Je ne relèverai que ce point, pour répondre avec un certain optimisme, par l’affirmative à la question que l’on peut se poser : « En quoi la forme rédactionnelle de la fiction pour une étude prospective, peut-elle aider efficacement le chef d’entreprise dans ses décisions stratégiques ? »
Je suis donc en quelque sorte la première surprise de pouvoir faire ce constat, quelque peu enchanteur pour la passionnée d’écriture et de fiction que je suis. D’autres l’ont sans doute fait avant moi. Je débute. Mais ordinairement, le raisonnement se tient plutôt en sens inverse, de l’armement de la fiction sur la base de la réalité. 

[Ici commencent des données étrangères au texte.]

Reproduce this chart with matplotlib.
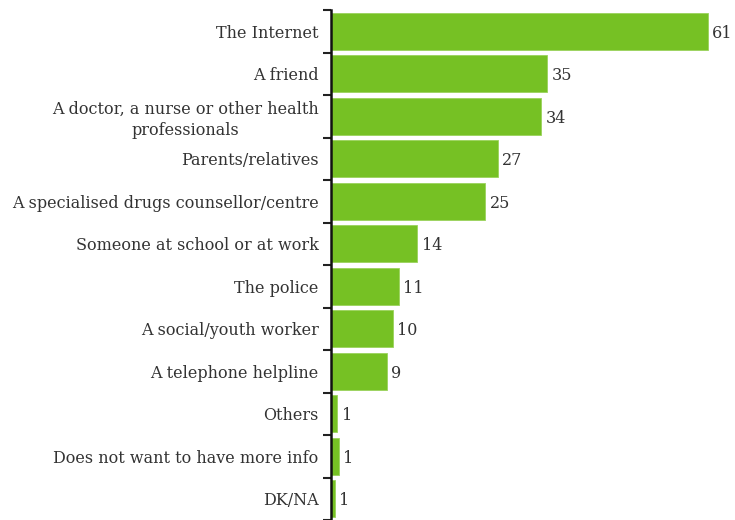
import matplotlib.pyplot as plt
import numpy as np

categories = ["The Internet", "A friend",
              "A doctor, a nurse or other health\nprofessionals",
              "Parents/relatives", "A specialised drugs counsellor/centre",
              "Someone at school or at work", "The police",
              "A social/youth worker", "A telephone helpline", "Others",
              "Does not want to have more info", "DK/NA"]
values = [61, 35, 34, 27, 25, 14, 11, 10, 9, 1.0, 1.3, 0.6]
labels = ["61", "35", "34", "27", "25", "14", "11", "10", "9", "1", "1", "1"]

plt.rcParams['font.family'] = ['DejaVu Serif']

fig = plt.figure(figsize=(7.35, 5.2), dpi=100)
ax = fig.add_axes([331 / 735, 0, 1 - 331 / 735, 1 - 10 / 520])

y = np.arange(len(categories))
ax.barh(y, values, height=0.88, color='#76c124', edgecolor='#9ad35c', linewidth=0.6)

for yi, v, lab in zip(y, values, labels):
    ax.text(v + 0.7, yi + 0.05, lab, va='center', ha='left', fontsize=11.5, color='#333333')

ax.set_xlim(0, 65.4)
ax.set_ylim(len(categories) - 0.5, -0.5)

ax.set_yticks(y)
ax.set_yticklabels(categories, fontsize=11.5, color='#333333', linespacing=1.25)
ax.tick_params(axis='y', which='major', length=0, pad=9)
ax.set_yticks(np.arange(-0.5, len(categories), 1), minor=True)
ax.tick_params(axis='y', which='minor', length=6, width=1.5, color='#222222')
for lab in ax.get_yticklabels():
    lab.set_multialignment('center')

ax.set_xticks([])
for s in ['top', 'right', 'bottom']:
    ax.spines[s].set_visible(False)
ax.spines['left'].set_linewidth(1.8)
ax.spines['left'].set_color('#111111')

fig.savefig('out.png', dpi=100)
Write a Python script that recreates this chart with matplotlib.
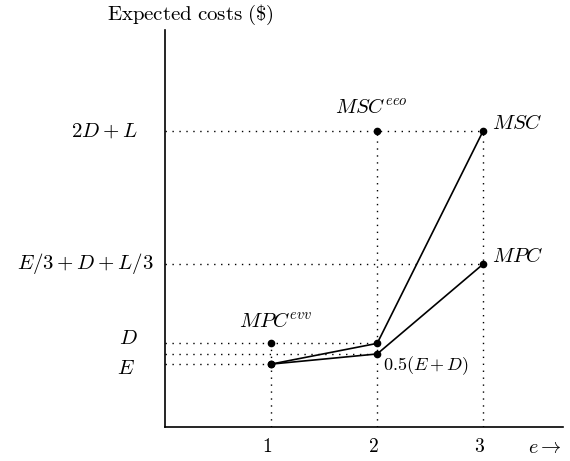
import matplotlib
matplotlib.use("Agg")
import matplotlib.pyplot as plt

plt.rcParams['mathtext.fontset'] = 'cm'
plt.rcParams['font.family'] = 'serif'
plt.rcParams['font.serif'] = ['DejaVu Serif']

# effort levels and cost levels (arbitrary units)
e_levels = [1, 2, 3]
E = 0.594
D = 0.79
half_ED = 0.69
mpc_top = 1.54
msc_top = 2.80

msc = [E, D, msc_top]
mpc = [E, half_ED, mpc_top]

ylabels = [r'$2D+L$', r'$E/3+D+L/3$', r'$D$', r'$E$']

fig = plt.figure(figsize=(5.7, 4.61), dpi=100)
ax = fig.add_axes([0.2895, 0.0738, 0.698, 0.861])
ax.set_xlim(0, 3.75)
ax.set_ylim(0, 3.75)

dot = dict(color='black', lw=1.0, ls=(0, (1, 4)))

# horizontal guides
ax.plot([0, 3], [msc_top, msc_top], **dot)
ax.plot([0, 3], [mpc_top, mpc_top], **dot)
ax.plot([0, 2], [D, D], **dot)
ax.plot([0, 2], [half_ED, half_ED], **dot)
ax.plot([0, 1], [E, E], **dot)
# vertical guides
ax.plot([1, 1], [0, D], **dot)
ax.plot([2, 2], [0, msc_top], **dot)
ax.plot([3, 3], [0, msc_top], **dot)

ax.plot(e_levels, msc, color='black', lw=1.2, marker='o', ms=4.5)
ax.plot(e_levels, mpc, color='black', lw=1.2, marker='o', ms=4.5)
ax.plot([1, 2], [D, msc_top], ls='none', marker='o', ms=4.5, color='black')

fs = 15
ax.text(3.08, msc_top + 0.07, r'$MSC$', fontsize=fs, va='center', ha='left')
ax.text(3.08, mpc_top + 0.07, r'$MPC$', fontsize=fs, va='center', ha='left')
ax.text(1.95, msc_top + 0.13, r'$MSC^{eeo}$', fontsize=fs, va='bottom', ha='center')
ax.text(1.04, D + 0.12, r'$MPC^{evv}$', fontsize=fs, va='bottom', ha='center')
ax.text(2.05, half_ED - 0.11, r'$0.5(E+D)$', fontsize=13, va='center', ha='left')

# y-axis labels
ax.text(-0.26, msc_top, ylabels[0], fontsize=fs, va='center', ha='right')
ax.text(-0.11, mpc_top, ylabels[1], fontsize=fs, va='center', ha='right')
ax.text(-0.26, D + 0.05, ylabels[2], fontsize=fs, va='center', ha='right')
ax.text(-0.28, E - 0.04, ylabels[3], fontsize=fs, va='center', ha='right')

for x in e_levels:
    ax.text(x - 0.04, -0.19, r'$%d$' % x, fontsize=14, va='center', ha='center')
ax.text(3.58, -0.19, r'$e\rightarrow$', fontsize=14.5, va='center', ha='center')
ax.text(0.24, 3.78, r'$\mathrm{Expected\ costs\ (\$)}$', fontsize=15,
        va='bottom', ha='center')

for s in ['top', 'right']:
    ax.spines[s].set_visible(False)
for s in ['left', 'bottom']:
    ax.spines[s].set_linewidth(1.2)
ax.set_xticks([])
ax.set_yticks([])

fig.savefig('out.png', dpi=100)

Il y eut décidemment, au fil du temps dans cette étude que j’ai entreprise pour les éditions Robert Jauze, beaucoup de révélations de marches à contre-courant. 
Je crois qu’il convient de conclure que l’écrit n’aura jamais fini de nous surprendre ni de nous apprendre, et que c’est bien là la raison pour laquelle nous devons tout faire pour sa préservation et sa transmission.